In recent times, the UK has established a number of refugee resettlement schemes – Syrian citizens fleeing civil war, Hongkongers escaping from Chinese-state tyranny and Afghans looking to avoid persecution under the Taliban. While Boris Johnson has said that people who are settled in the UK will be able to bring their Ukrainian immediate family members to join them, the Home Office has so far resisted calls to establish a bespoke safe route – previously saying Ukrainians fleeing the war should get visas to work and study in the UK through the points-based immigration system.
At the moment, the UK is falling well short. According to some estimates, up to 5 million Ukrainians could be driven from their homes. However open-hearted the response from Ukraine’s neighbours, they cannot be expected to shoulder the resettlement effort on their own. International co-operation – with Britain in the lead – will be needed to manage sudden increases in the number of Ukrainians forced to flee.
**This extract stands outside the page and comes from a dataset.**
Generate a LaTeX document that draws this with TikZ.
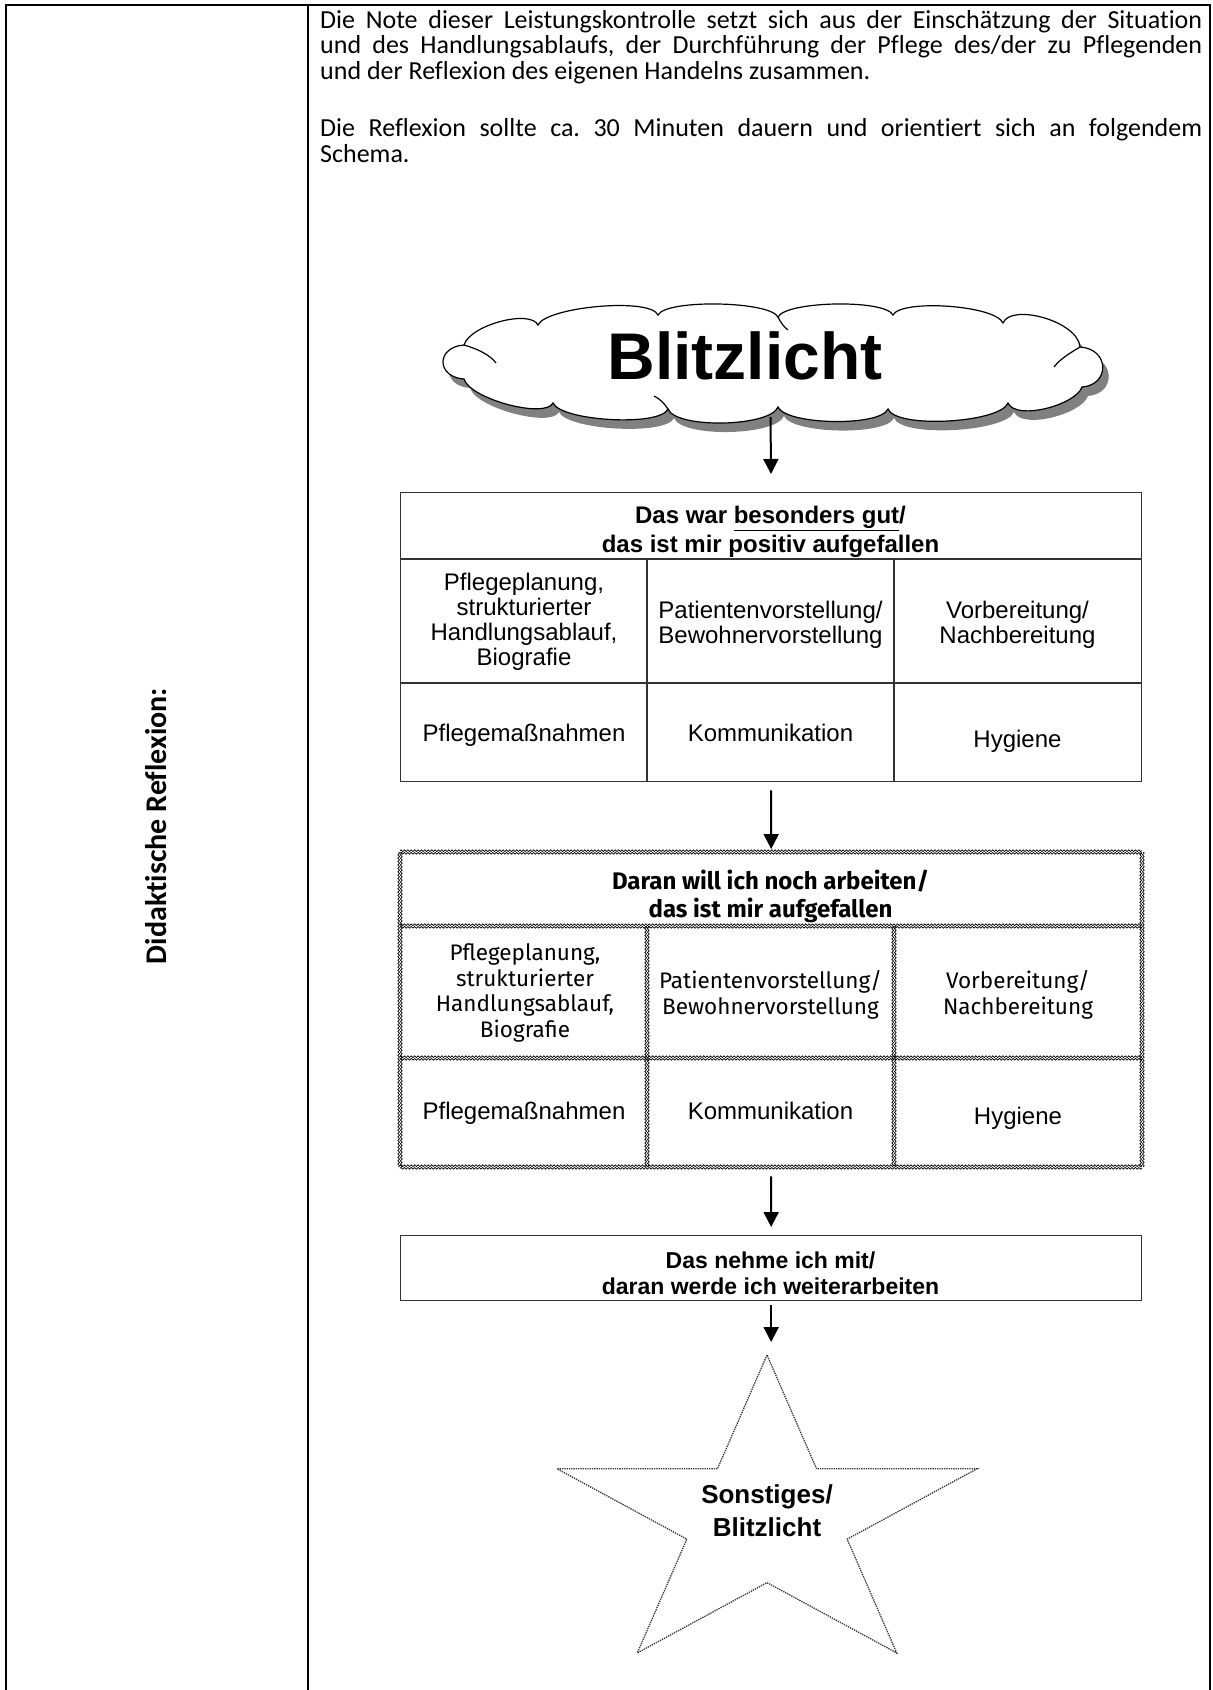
\documentclass[tikz,border=0pt]{standalone}
\usepackage{fontspec}
\setmainfont{Carlito}[Ligatures=NoCommon]
\newfontfamily\arialfont{Liberation Sans}
\newfontfamily\dinfont{Fira Sans}
\usetikzlibrary{arrows.meta,decorations.pathmorphing}

\newcommand\cloudoutline{(456,338) .. controls (462,318) and (522,302) .. (530,318)
    .. controls (538,300) and (642,290) .. (650,308)
    .. controls (658,292) and (762,294) .. (770,310)
    .. controls (778,294) and (877,292) .. (885,308)
    .. controls (893,292) and (987,298) .. (995,316)
    .. controls (1003,296) and (1070,314) .. (1072,340)
    .. controls (1102,342) and (1102,378) .. (1074,380)
    .. controls (1068,398) and (1008,414) .. (1000,396)
    .. controls (992,416) and (888,422) .. (880,402)
    .. controls (872,420) and (778,418) .. (770,400)
    .. controls (762,420) and (668,422) .. (660,402)
    .. controls (652,420) and (553,414) .. (545,396)
    .. controls (537,412) and (462,392) .. (456,372)
    .. controls (428,370) and (428,340) .. (456,338) -- cycle}

\begin{document}
\begin{tikzpicture}[x=1pt, y=-1pt,
    every node/.style={inner sep=0pt, align=center},
    frame/.style={line width=2.6pt},
    cellline/.style={line width=1.3pt, draw=black!80},
    wavy/.style={line width=0.7pt, decorate, decoration={snake, amplitude=0.9pt, segment length=3.4pt}},
    flow/.style={line width=2pt, -{Triangle[width=15pt, length=15pt]}},
    starline/.style={line width=1.3pt, densely dotted, draw=black!80},
    head/.style={font=\arialfont\bfseries\fontsize{24}{29}\selectfont},
    cell/.style={font=\arialfont\fontsize{24}{25}\selectfont},
    dinhead/.style={font=\dinfont\bfseries\fontsize{24}{28}\selectfont},
    dincell/.style={font=\dinfont\fontsize{22.5}{25.5}\selectfont}]
    \useasboundingbox (0,0) rectangle (1213,1690);

    \draw[frame] (6,1690) -- (6,5) -- (1210,5) -- (1210,1690);
    \draw[frame] (308,5) -- (308,1690);

    \node[rotate=90, font=\bfseries\fontsize{30}{33}\selectfont] (side) at (156,826) {Didaktische Reflexion:};

    \node[anchor=north west, text width=882pt, align=justify, font=\fontsize{26}{25.5}\selectfont] (intro) at (320,10)
        {\parindent=0pt \hyphenpenalty=10000 \tolerance=10000 \frenchspacing
        Die Note dieser Leistungskontrolle setzt sich aus der Einschätzung der Situation\linebreak
        und des Handlungsablaufs, der Durchführung der Pflege des/der zu Pflegenden\linebreak
        und der Reflexion des eigenen Handelns zusammen.\par\vskip 32pt
        Die Reflexion sollte ca. 30 Minuten dauern und orientiert sich an folgendem\linebreak
        Schema.};

    \begin{scope}[shift={(8,7)}]
        \fill[black!50, shift={(6,9)}] \cloudoutline;
        \draw[line width=1.2pt, fill=white] \cloudoutline;
        \draw[line width=1.2pt] (456,338) .. controls (470,342) and (482,348) .. (488,356)
            (770,310) .. controls (773,316) and (776,320) .. (780,323)
            (1072,340) .. controls (1062,346) and (1052,352) .. (1046,360)
            (660,402) .. controls (656,396) and (652,392) .. (646,389);
    \end{scope}
    \node[font=\arialfont\bfseries\fontsize{66}{66}\selectfont] (blitz) at (745,356) {Blitzlicht};
    \coordinate (cloudbase) at (770.5,413);

    \node[draw, cellline, minimum width=741pt, minimum height=289pt, anchor=north west] (tabA) at (400,492) {};
    \draw[cellline] (400,559) -- (1141,559) (400,683) -- (1141,683)
        (647,559) -- (647,781) (894,559) -- (894,781);
    \node[head] (headA) at (770.5,532) {Das war \underline{besonders gut}/\\das ist mir positiv aufgefallen};
    \node[cell] (planA) at (524,622) {Pflegeplanung,\\strukturierter\\Handlungsablauf,\\Biografie};
    \node[cell] (patA) at (770.5,625) {Patientenvorstellung/\\Bewohnervorstellung};
    \node[cell] (vorA) at (1017.5,625) {Vorbereitung/\\Nachbereitung};
    \node[cell] (massA) at (524,735) {Pflegemaßnahmen};
    \node[cell] (kommA) at (770.5,733) {Kommunikation};
    \node[cell] (hygA) at (1017.5,741) {Hygiene};

    \node[minimum width=742pt, minimum height=315pt, anchor=north west] (tabB) at (400,852) {};
    \foreach \yy in {852,926,1058,1167}
        \foreach \o in {-1.3,1.3}
            \draw[wavy] (400,{\yy+\o}) -- (1142,{\yy+\o});
    \foreach \xx in {400,1142}
        \foreach \o in {-1.3,1.3}
            \draw[wavy] ({\xx+\o},852) -- ({\xx+\o},1167);
    \foreach \xx in {647,894}
        \foreach \o in {-1.3,1.3}
            \draw[wavy] ({\xx+\o},926) -- ({\xx+\o},1167);
    \node[dinhead] (headB) at (770.5,896) {Daran will ich noch arbeiten/\\das ist mir aufgefallen};
    \node[dincell] (planB) at (525,993) {Pflegeplanung,\\strukturierter\\Handlungsablauf,\\Biografie};
    \node[dincell] (patB) at (770.5,995) {Patientenvorstellung/\\Bewohnervorstellung};
    \node[dincell] (vorB) at (1018,995) {Vorbereitung/\\Nachbereitung};
    \node[cell] (massB) at (524,1113) {Pflegemaßnahmen};
    \node[cell] (kommB) at (770.5,1111) {Kommunikation};
    \node[cell] (hygB) at (1018,1118) {Hygiene};

    \node[draw, cellline, minimum width=741pt, minimum height=65pt, anchor=north west] (takeC) at (400,1235) {};
    \node[head, font=\arialfont\bfseries\fontsize{23}{26}\selectfont] (takeTxt) at (770.5,1273)
        {Das nehme ich mit/\\daran werde ich weiterarbeiten};

    \coordinate (startip) at (767,1355);
    \draw[starline] (startip) \foreach[evaluate=\i as \rr using {ifthenelse(mod(\i,2)==1,62.9,164.7)}] \i in {1,...,9}
        { -- ({767+1.34*\rr*cos(90+36*\i)},{1519.7-\rr*sin(90+36*\i)}) } -- cycle;
    \node[font=\arialfont\bfseries\fontsize{26}{33}\selectfont] (star) at (767,1511) {Sonstiges/\\Blitzlicht};

    \draw[flow, shorten <=4pt, shorten >=18pt] (cloudbase) -- (tabA.north);
    \draw[flow, shorten <=8pt, shorten >=3pt] (tabA.south) -- (tabB.north);
    \draw[flow, shorten <=9pt, shorten >=8pt] (tabB.south) -- (takeC.north);
    \draw[flow, shorten <=4pt, shorten >=13pt] (takeC.south) -- (takeC.south |- startip);
\end{tikzpicture}
\end{document}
It is imperative that our government responds with a well-funded bespoke resettlement scheme – working with local councils across Britain to rehome Ukrainians in need of sanctuary.
This resettlement scheme should prioritise those who are most at risk in the event of Russian occupation and Kremlin-led persecution. This includes pro-democracy Ukrainian politicians, academics and social activists who have a proven track record of promoting Ukraine’s integration into the Western political and security order (and distancing their country from the Kremlin’s desired ‘sphere of influence’).
Ukraine’s non-Orthodox Catholic and Protestant minorities are also at risk of persecution by Russian (and pro-Russian) forces. The head of the Ukrainian Catholic Church in the United States, Archbishop Borys Gudziak, has stated that a “Russian occupation will, without a doubt, bring persecution to the Ukrainian Catholic Church”. Notable Catholic populations in Lviv Oblast and Ivano-Frankivsk Oblast could be especially vulnerable if the Kremlin makes considerable headway in western Ukraine.
There is also the breathtaking irony of what a Russian invasion launched under the pretext of ‘de-Nazification’ may mean for Ukraine’s Jewish population – including President Volodymyr Zelenskyy. Drawing inspiration from all-too-familiar antisemitic tropes, in a 2021 article, former Russian president Dmitry Medvedev denounced Zelenskyy as ‘disgusting, corrupt and faithless’. With the Russian invasion ultimately focused on seizing Ukraine’s major cities, it is worth noting that the country’s most significant Jewish populations are based in Kyiv, Dnipro, Kharkiv and Odessa. There is also the relentless persecution and rampant anti-Muslim prejudice faced by Crimean Tatars, many of whom opposed to Russia’s 2014 annexation of their region.
It is vitally important the UK government is aware of the scale of the threat to social and political groups most at risk of Kremlin-led persecution in Ukraine. Much like how it has established a resettlement scheme for Afghans, it should establish one for Ukrainian citizens that prioritises pro-democracy/anti-Kremlin politicians, activists and academics – especially those who belong to non-Orthodox religious minorities who are at particular risk.
As well as providing comprehensive support to Ukraine’s neighbouring countries which are having to cope with a constant flow of refugees, the UK government must step up to the plate and lead international efforts to provide sanctuary for Ukrainian citizens.
As its stands, the UK government’s positioning on Ukrainian refugees is simply not up to scratch.